▶ _DATA PROVIDED_:
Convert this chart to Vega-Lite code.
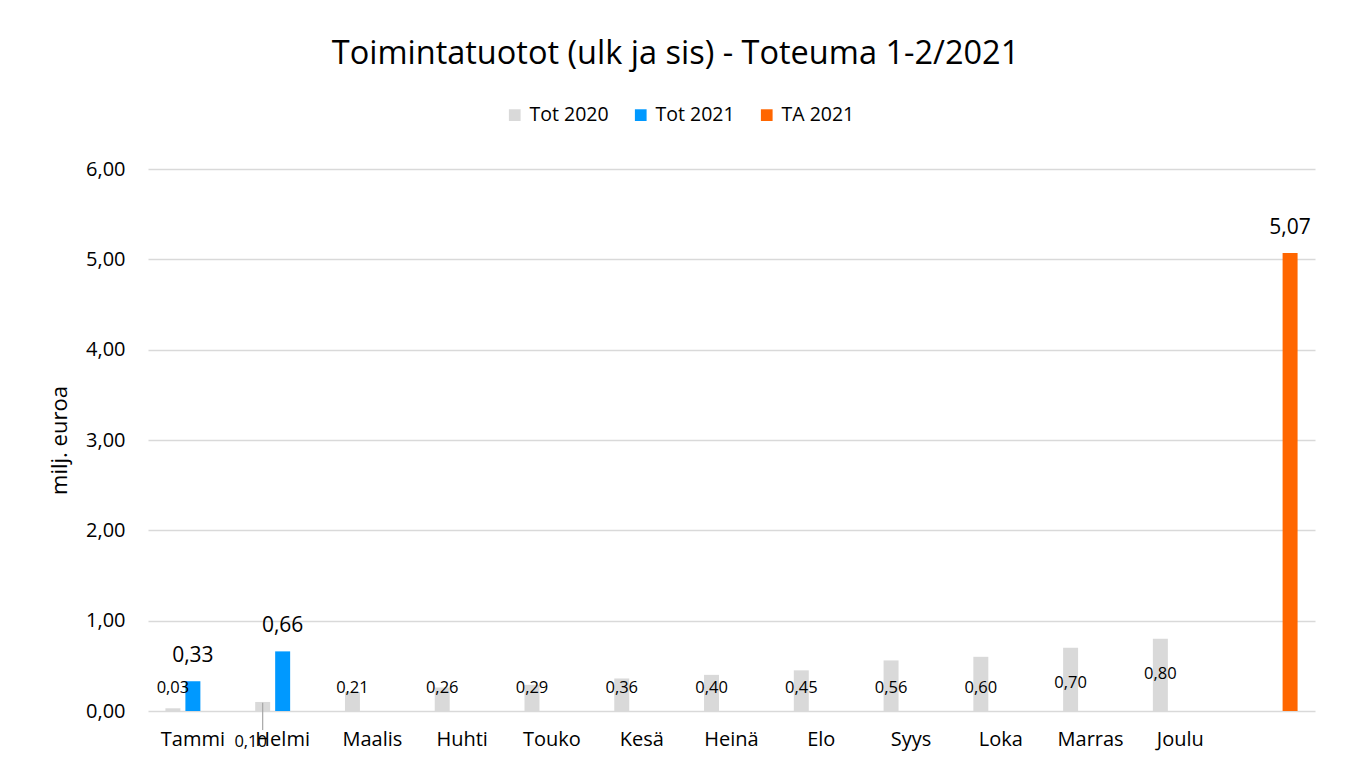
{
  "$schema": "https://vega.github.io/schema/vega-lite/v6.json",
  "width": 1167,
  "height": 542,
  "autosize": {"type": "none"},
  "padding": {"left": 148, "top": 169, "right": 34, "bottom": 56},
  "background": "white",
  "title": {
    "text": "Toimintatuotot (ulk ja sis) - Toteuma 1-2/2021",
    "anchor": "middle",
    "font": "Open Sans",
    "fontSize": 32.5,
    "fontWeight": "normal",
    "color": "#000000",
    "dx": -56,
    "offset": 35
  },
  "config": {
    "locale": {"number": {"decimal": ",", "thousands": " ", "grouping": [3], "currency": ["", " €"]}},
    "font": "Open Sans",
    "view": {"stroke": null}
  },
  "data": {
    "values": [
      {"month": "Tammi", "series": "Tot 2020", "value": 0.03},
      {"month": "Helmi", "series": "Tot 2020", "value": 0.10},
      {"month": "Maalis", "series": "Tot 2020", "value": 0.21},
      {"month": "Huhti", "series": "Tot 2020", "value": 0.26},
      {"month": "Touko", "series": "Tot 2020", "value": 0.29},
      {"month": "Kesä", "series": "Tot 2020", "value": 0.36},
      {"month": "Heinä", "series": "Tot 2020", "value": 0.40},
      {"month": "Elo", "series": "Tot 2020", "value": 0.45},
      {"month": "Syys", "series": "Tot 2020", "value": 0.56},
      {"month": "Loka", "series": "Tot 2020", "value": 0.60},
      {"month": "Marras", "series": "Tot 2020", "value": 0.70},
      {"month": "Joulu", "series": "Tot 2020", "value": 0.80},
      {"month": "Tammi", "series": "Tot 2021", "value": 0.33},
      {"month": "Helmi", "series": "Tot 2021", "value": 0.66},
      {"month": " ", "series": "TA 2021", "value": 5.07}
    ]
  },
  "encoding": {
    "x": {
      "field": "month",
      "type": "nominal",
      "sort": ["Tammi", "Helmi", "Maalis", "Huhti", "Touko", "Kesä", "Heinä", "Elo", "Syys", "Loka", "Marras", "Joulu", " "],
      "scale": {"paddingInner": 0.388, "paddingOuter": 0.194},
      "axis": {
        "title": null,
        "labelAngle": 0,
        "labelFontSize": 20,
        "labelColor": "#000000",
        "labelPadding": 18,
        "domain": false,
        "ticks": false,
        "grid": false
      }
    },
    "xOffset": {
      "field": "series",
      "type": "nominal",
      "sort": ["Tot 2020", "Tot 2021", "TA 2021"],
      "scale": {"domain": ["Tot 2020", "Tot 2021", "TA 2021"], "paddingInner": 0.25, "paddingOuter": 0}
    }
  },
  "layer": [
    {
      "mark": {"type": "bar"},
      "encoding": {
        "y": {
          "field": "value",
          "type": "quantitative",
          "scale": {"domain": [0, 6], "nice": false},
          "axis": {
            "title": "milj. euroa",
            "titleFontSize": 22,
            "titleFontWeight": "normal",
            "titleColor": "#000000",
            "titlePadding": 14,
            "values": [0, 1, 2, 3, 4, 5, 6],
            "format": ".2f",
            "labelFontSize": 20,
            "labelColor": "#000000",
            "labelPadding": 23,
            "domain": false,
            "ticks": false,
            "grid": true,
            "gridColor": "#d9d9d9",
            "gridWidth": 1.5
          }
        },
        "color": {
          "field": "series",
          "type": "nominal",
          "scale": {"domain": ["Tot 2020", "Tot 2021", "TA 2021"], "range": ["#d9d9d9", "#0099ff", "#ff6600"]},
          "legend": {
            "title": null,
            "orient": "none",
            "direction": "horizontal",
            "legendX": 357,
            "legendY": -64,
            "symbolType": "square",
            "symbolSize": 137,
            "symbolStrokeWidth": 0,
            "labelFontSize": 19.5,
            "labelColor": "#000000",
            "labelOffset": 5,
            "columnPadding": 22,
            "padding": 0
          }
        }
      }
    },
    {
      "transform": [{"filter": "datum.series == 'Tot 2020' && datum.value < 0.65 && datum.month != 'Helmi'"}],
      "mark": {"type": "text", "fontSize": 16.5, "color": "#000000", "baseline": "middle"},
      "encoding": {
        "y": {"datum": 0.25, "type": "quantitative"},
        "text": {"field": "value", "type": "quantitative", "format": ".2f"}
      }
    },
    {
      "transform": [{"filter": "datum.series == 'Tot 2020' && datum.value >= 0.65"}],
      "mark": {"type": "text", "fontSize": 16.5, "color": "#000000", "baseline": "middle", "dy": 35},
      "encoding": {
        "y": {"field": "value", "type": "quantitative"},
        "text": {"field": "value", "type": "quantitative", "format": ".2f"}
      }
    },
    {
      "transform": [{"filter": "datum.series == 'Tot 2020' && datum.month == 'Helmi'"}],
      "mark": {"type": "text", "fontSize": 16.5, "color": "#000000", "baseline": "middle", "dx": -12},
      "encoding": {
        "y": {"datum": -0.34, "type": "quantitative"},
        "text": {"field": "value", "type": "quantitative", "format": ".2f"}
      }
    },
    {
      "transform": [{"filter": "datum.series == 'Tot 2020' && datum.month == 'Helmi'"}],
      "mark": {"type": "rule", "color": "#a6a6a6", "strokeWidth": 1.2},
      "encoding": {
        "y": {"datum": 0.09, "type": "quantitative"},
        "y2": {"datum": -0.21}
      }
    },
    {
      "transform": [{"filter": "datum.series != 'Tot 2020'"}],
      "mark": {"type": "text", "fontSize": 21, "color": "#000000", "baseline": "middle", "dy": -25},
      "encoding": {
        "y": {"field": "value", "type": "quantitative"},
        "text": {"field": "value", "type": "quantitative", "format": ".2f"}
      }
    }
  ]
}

▶ _THE PROBLEM_:
Repeat the material above verbatim. Leave the pictures behind.

▶ _CORRECT ANSWER_:
Convert this chart to Vega-Lite code.
{
  "$schema": "https://vega.github.io/schema/vega-lite/v6.json",
  "width": 1167,
  "height": 542,
  "autosize": {"type": "none"},
  "padding": {"left": 148, "top": 169, "right": 34, "bottom": 56},
  "background": "white",
  "title": {
    "text": "Toimintatuotot (ulk ja sis) - Toteuma 1-2/2021",
    "anchor": "middle",
    "font": "Open Sans",
    "fontSize": 32.5,
    "fontWeight": "normal",
    "color": "#000000",
    "dx": -56,
    "offset": 35
  },
  "config": {
    "locale": {"number": {"decimal": ",", "thousands": " ", "grouping": [3], "currency": ["", " €"]}},
    "font": "Open Sans",
    "view": {"stroke": null}
  },
  "data": {
    "values": [
      {"month": "Tammi", "series": "Tot 2020", "value": 0.03},
      {"month": "Helmi", "series": "Tot 2020", "value": 0.10},
      {"month": "Maalis", "series": "Tot 2020", "value": 0.21},
      {"month": "Huhti", "series": "Tot 2020", "value": 0.26},
      {"month": "Touko", "series": "Tot 2020", "value": 0.29},
      {"month": "Kesä", "series": "Tot 2020", "value": 0.36},
      {"month": "Heinä", "series": "Tot 2020", "value": 0.40},
      {"month": "Elo", "series": "Tot 2020", "value": 0.45},
      {"month": "Syys", "series": "Tot 2020", "value": 0.56},
      {"month": "Loka", "series": "Tot 2020", "value": 0.60},
      {"month": "Marras", "series": "Tot 2020", "value": 0.70},
      {"month": "Joulu", "series": "Tot 2020", "value": 0.80},
      {"month": "Tammi", "series": "Tot 2021", "value": 0.33},
      {"month": "Helmi", "series": "Tot 2021", "value": 0.66},
      {"month": " ", "series": "TA 2021", "value": 5.07}
    ]
  },
  "encoding": {
    "x": {
      "field": "month",
      "type": "nominal",
      "sort": ["Tammi", "Helmi", "Maalis", "Huhti", "Touko", "Kesä", "Heinä", "Elo", "Syys", "Loka", "Marras", "Joulu", " "],
      "scale": {"paddingInner": 0.388, "paddingOuter": 0.194},
      "axis": {
        "title": null,
        "labelAngle": 0,
        "labelFontSize": 20,
        "labelColor": "#000000",
        "labelPadding": 18,
        "domain": false,
        "ticks": false,
        "grid": false
      }
    },
    "xOffset": {
      "field": "series",
      "type": "nominal",
      "sort": ["Tot 2020", "Tot 2021", "TA 2021"],
      "scale": {"domain": ["Tot 2020", "Tot 2021", "TA 2021"], "paddingInner": 0.25, "paddingOuter": 0}
    }
  },
  "layer": [
    {
      "mark": {"type": "bar"},
      "encoding": {
        "y": {
          "field": "value",
          "type": "quantitative",
          "scale": {"domain": [0, 6], "nice": false},
          "axis": {
            "title": "milj. euroa",
            "titleFontSize": 22,
            "titleFontWeight": "normal",
            "titleColor": "#000000",
            "titlePadding": 14,
            "values": [0, 1, 2, 3, 4, 5, 6],
            "format": ".2f",
            "labelFontSize": 20,
            "labelColor": "#000000",
            "labelPadding": 23,
            "domain": false,
            "ticks": false,
            "grid": true,
            "gridColor": "#d9d9d9",
            "gridWidth": 1.5
          }
        },
        "color": {
          "field": "series",
          "type": "nominal",
          "scale": {"domain": ["Tot 2020", "Tot 2021", "TA 2021"], "range": ["#d9d9d9", "#0099ff", "#ff6600"]},
          "legend": {
            "title": null,
            "orient": "none",
            "direction": "horizontal",
            "legendX": 357,
            "legendY": -64,
            "symbolType": "square",
            "symbolSize": 137,
            "symbolStrokeWidth": 0,
            "labelFontSize": 19.5,
            "labelColor": "#000000",
            "labelOffset": 5,
            "columnPadding": 22,
            "padding": 0
          }
        }
      }
    },
    {
      "transform": [{"filter": "datum.series == 'Tot 2020' && datum.value < 0.65 && datum.month != 'Helmi'"}],
      "mark": {"type": "text", "fontSize": 16.5, "color": "#000000", "baseline": "middle"},
      "encoding": {
        "y": {"datum": 0.25, "type": "quantitative"},
        "text": {"field": "value", "type": "quantitative", "format": ".2f"}
      }
    },
    {
      "transform": [{"filter": "datum.series == 'Tot 2020' && datum.value >= 0.65"}],
      "mark": {"type": "text", "fontSize": 16.5, "color": "#000000", "baseline": "middle", "dy": 35},
      "encoding": {
        "y": {"field": "value", "type": "quantitative"},
        "text": {"field": "value", "type": "quantitative", "format": ".2f"}
      }
    },
    {
      "transform": [{"filter": "datum.series == 'Tot 2020' && datum.month == 'Helmi'"}],
      "mark": {"type": "text", "fontSize": 16.5, "color": "#000000", "baseline": "middle", "dx": -12},
      "encoding": {
        "y": {"datum": -0.34, "type": "quantitative"},
        "text": {"field": "value", "type": "quantitative", "format": ".2f"}
      }
    },
    {
      "transform": [{"filter": "datum.series == 'Tot 2020' && datum.month == 'Helmi'"}],
      "mark": {"type": "rule", "color": "#a6a6a6", "strokeWidth": 1.2},
      "encoding": {
        "y": {"datum": 0.09, "type": "quantitative"},
        "y2": {"datum": -0.21}
      }
    },
    {
      "transform": [{"filter": "datum.series != 'Tot 2020'"}],
      "mark": {"type": "text", "fontSize": 21, "color": "#000000", "baseline": "middle", "dy": -25},
      "encoding": {
        "y": {"field": "value", "type": "quantitative"},
        "text": {"field": "value", "type": "quantitative", "format": ".2f"}
      }
    }
  ]
}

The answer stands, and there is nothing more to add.